Part 4: What Makes Me Different From a Robot?
- Miranda Holder
- Aug 16
- 2 min read
Updated: Sep 10

In my rowing and college coaching days, I used to work like a robot, pushing through at all costs (without coffee!). My taste buds never got used to the bitterness.
But that kind of relentless output comes at an energetic cost.
And while its energy never flags, a machine will never experience what happens when we step away, rest, and return with a new way of seeing.
I noticed this long before I had language for it.
A few years ago, I partnered with a colleague on a project and had to work late into the night to complete our presentation.
(For the record, I’ve been keeping farmer’s hours my whole life. Ask anyone who was friends with me when I was 15-35. I fell asleep at parties like it was my job.)
I ended up making it to bed by midnight, and the next morning, I woke up with a completely different way of seeing our presentation. The arguments were sharper, and the through-line that had been missing was suddenly obvious.
Nothing about the content had changed, but my mind had.
This is one of the quiet advantages of being human.
During sleep (particularly REM sleep), the brain creates new associations between distinct memories, linking concepts in ways we could never engineer consciously. It’s a form of nonlinear reorganization that is impossible without rest, sleep or otherwise.
AI can process without pause, but it doesn’t sleep, and it doesn’t dream. Which means it will never have this kind of insight – the unpredictable, original connections that emerge only after we step away.
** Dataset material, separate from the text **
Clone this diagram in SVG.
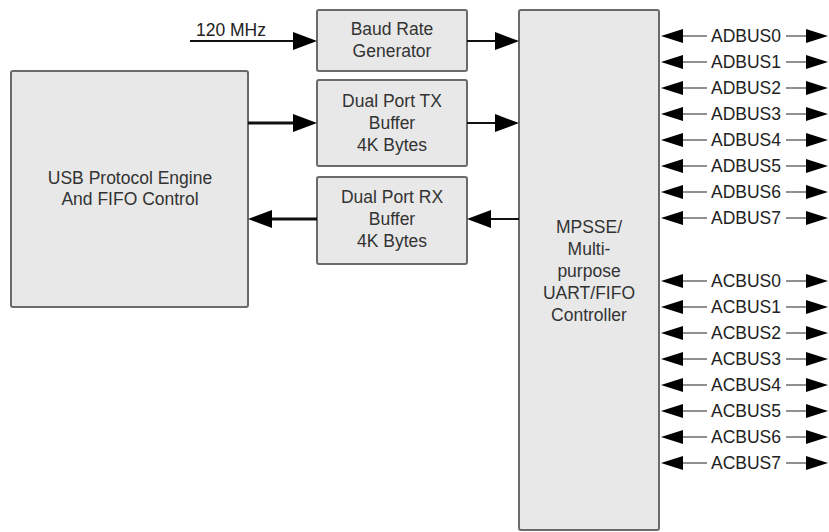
<svg xmlns="http://www.w3.org/2000/svg" width="829" height="532" viewBox="0 0 829 532">
<defs>
<style>
.box{fill:#e8e8e8;stroke:#6a6a6a;stroke-width:2}
.t{font-family:"Liberation Sans",Arial,sans-serif;font-size:17.5px;fill:#333;text-anchor:middle}
.bt{font-family:"Liberation Sans",Arial,sans-serif;font-size:17.5px;fill:#222;text-anchor:middle}
.c{stroke:#111;stroke-width:2;fill:none}
.thick{stroke-width:3.2}
.bus{stroke:#222;stroke-width:1.2;fill:none}
.bus .l{marker-start:url(#bh)}
.bus .r{marker-end:url(#bh)}
</style>
<marker id="ah" markerUnits="userSpaceOnUse" markerWidth="24" markerHeight="18" refX="18" refY="9" orient="auto"><path d="M0,0 L24,9 L0,18 z" fill="#000"/></marker>
<marker id="bh" markerUnits="userSpaceOnUse" markerWidth="22" markerHeight="14" refX="16" refY="7" orient="auto-start-reverse"><path d="M0,0 L22,7 L0,14 z" fill="#000"/></marker>
</defs>
<rect width="829" height="532" fill="#fff"/>

<g id="usb">
<rect class="box" x="11" y="71" width="237" height="236" rx="2"/>
<text class="t" x="130" y="184">USB Protocol Engine</text>
<text class="t" x="130" y="205">And FIFO Control</text>
</g>
<g id="baud">
<rect class="box" x="317" y="10" width="150" height="61" rx="2"/>
<text class="t" x="392" y="35">Baud Rate</text>
<text class="t" x="392" y="57">Generator</text>
</g>
<g id="txbuf">
<rect class="box" x="317" y="80" width="150" height="86" rx="2"/>
<text class="t" x="392" y="107">Dual Port TX</text>
<text class="t" x="392" y="129">Buffer</text>
<text class="t" x="392" y="151">4K Bytes</text>
</g>
<g id="rxbuf">
<rect class="box" x="317" y="177" width="150" height="87" rx="2"/>
<text class="t" x="392" y="203">Dual Port RX</text>
<text class="t" x="392" y="225">Buffer</text>
<text class="t" x="392" y="247">4K Bytes</text>
</g>
<g id="mpsse">
<rect class="box" x="519" y="10" width="140" height="520" rx="2"/>
<text class="t" x="589" y="233">MPSSE/</text>
<text class="t" x="589" y="255">Multi-</text>
<text class="t" x="589" y="277">purpose</text>
<text class="t" x="589" y="299">UART/FIFO</text>
<text class="t" x="589" y="321">Controller</text>
</g>
<g id="clk">
<text class="bt" x="231" y="36">120 MHz</text>
</g>

<g id="connectors">
<path class="c" d="M190,41 H311" marker-end="url(#ah)"/>
<path class="c thick" d="M248,123 H311" marker-end="url(#ah)"/>
<path class="c" d="M467,41 H513" marker-end="url(#ah)"/>
<path class="c" d="M467,123 H513" marker-end="url(#ah)"/>
<path class="c" d="M519,219 H473" stroke="#333" marker-end="url(#ah)"/>
<path class="c thick" d="M317,219 H254" marker-end="url(#ah)"/>
<g class="bus">
<path class="l" d="M667,36 H707"/><path class="r" d="M786,36 H822"/>
<path class="l" d="M667,62 H707"/><path class="r" d="M786,62 H822"/>
<path class="l" d="M667,88 H707"/><path class="r" d="M786,88 H822"/>
<path class="l" d="M667,114 H707"/><path class="r" d="M786,114 H822"/>
<path class="l" d="M667,140 H707"/><path class="r" d="M786,140 H822"/>
<path class="l" d="M667,166 H707"/><path class="r" d="M786,166 H822"/>
<path class="l" d="M667,192 H707"/><path class="r" d="M786,192 H822"/>
<path class="l" d="M667,218 H707"/><path class="r" d="M786,218 H822"/>
<path class="l" d="M667,281 H707"/><path class="r" d="M786,281 H822"/>
<path class="l" d="M667,307 H707"/><path class="r" d="M786,307 H822"/>
<path class="l" d="M667,333 H707"/><path class="r" d="M786,333 H822"/>
<path class="l" d="M667,359 H707"/><path class="r" d="M786,359 H822"/>
<path class="l" d="M667,385 H707"/><path class="r" d="M786,385 H822"/>
<path class="l" d="M667,411 H707"/><path class="r" d="M786,411 H822"/>
<path class="l" d="M667,437 H707"/><path class="r" d="M786,437 H822"/>
<path class="l" d="M667,463 H707"/><path class="r" d="M786,463 H822"/>
</g>
</g>

<g id="buslabels">
<text class="bt" x="746" y="42">ADBUS0</text>
<text class="bt" x="746" y="68">ADBUS1</text>
<text class="bt" x="746" y="94">ADBUS2</text>
<text class="bt" x="746" y="120">ADBUS3</text>
<text class="bt" x="746" y="146">ADBUS4</text>
<text class="bt" x="746" y="172">ADBUS5</text>
<text class="bt" x="746" y="198">ADBUS6</text>
<text class="bt" x="746" y="224">ADBUS7</text>
<text class="bt" x="746" y="287">ACBUS0</text>
<text class="bt" x="746" y="313">ACBUS1</text>
<text class="bt" x="746" y="339">ACBUS2</text>
<text class="bt" x="746" y="365">ACBUS3</text>
<text class="bt" x="746" y="391">ACBUS4</text>
<text class="bt" x="746" y="417">ACBUS5</text>
<text class="bt" x="746" y="443">ACBUS6</text>
<text class="bt" x="746" y="469">ACBUS7</text>
</g>
</svg>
And it’s not just sleep. I’ve had similar moments in the shower, hiking, unloading the dishwasher, pulling weeds – times when my attention wandered and a fresh perspective appeared.
Neuroscience research points to this: toggling between focusing on a task and taking a break. We’re using the Task-Positive Network of our brains when we’re focused and in the present moment. When we step away to let our minds wander, we use our Default Mode Network. We’re replaying the past or dreaming about the future. Toggling back and forth creates better brain integration and allows us to make better connections between ideas, be more creative, and have a more balanced perspective on whatever we’re facing.
We tend to think of our biological limits (fatigue, the need for breaks, downtime) as weaknesses. But they’re not. They’re features of a system designed for creativity, depth, and originality.
Machines can work without stopping; humans make meaning in the spaces in between.
If you’ve been grinding for an answer, remember that creativity isn’t only about bearing down, it’s about giving your mind time to wander, reorganize, and surprise you.
Robots may keep producing without pause, but the kind of insight you’re craving doesn’t come from more grinding. It comes from learning how to honor your limits and let your own embodied intelligence do its work.
That’s the heart of what I teach in my 1:1 coaching – how to move through your career and life with the kind of clarity and creativity that only emerges when you stop performing like a machine and start leading like a human.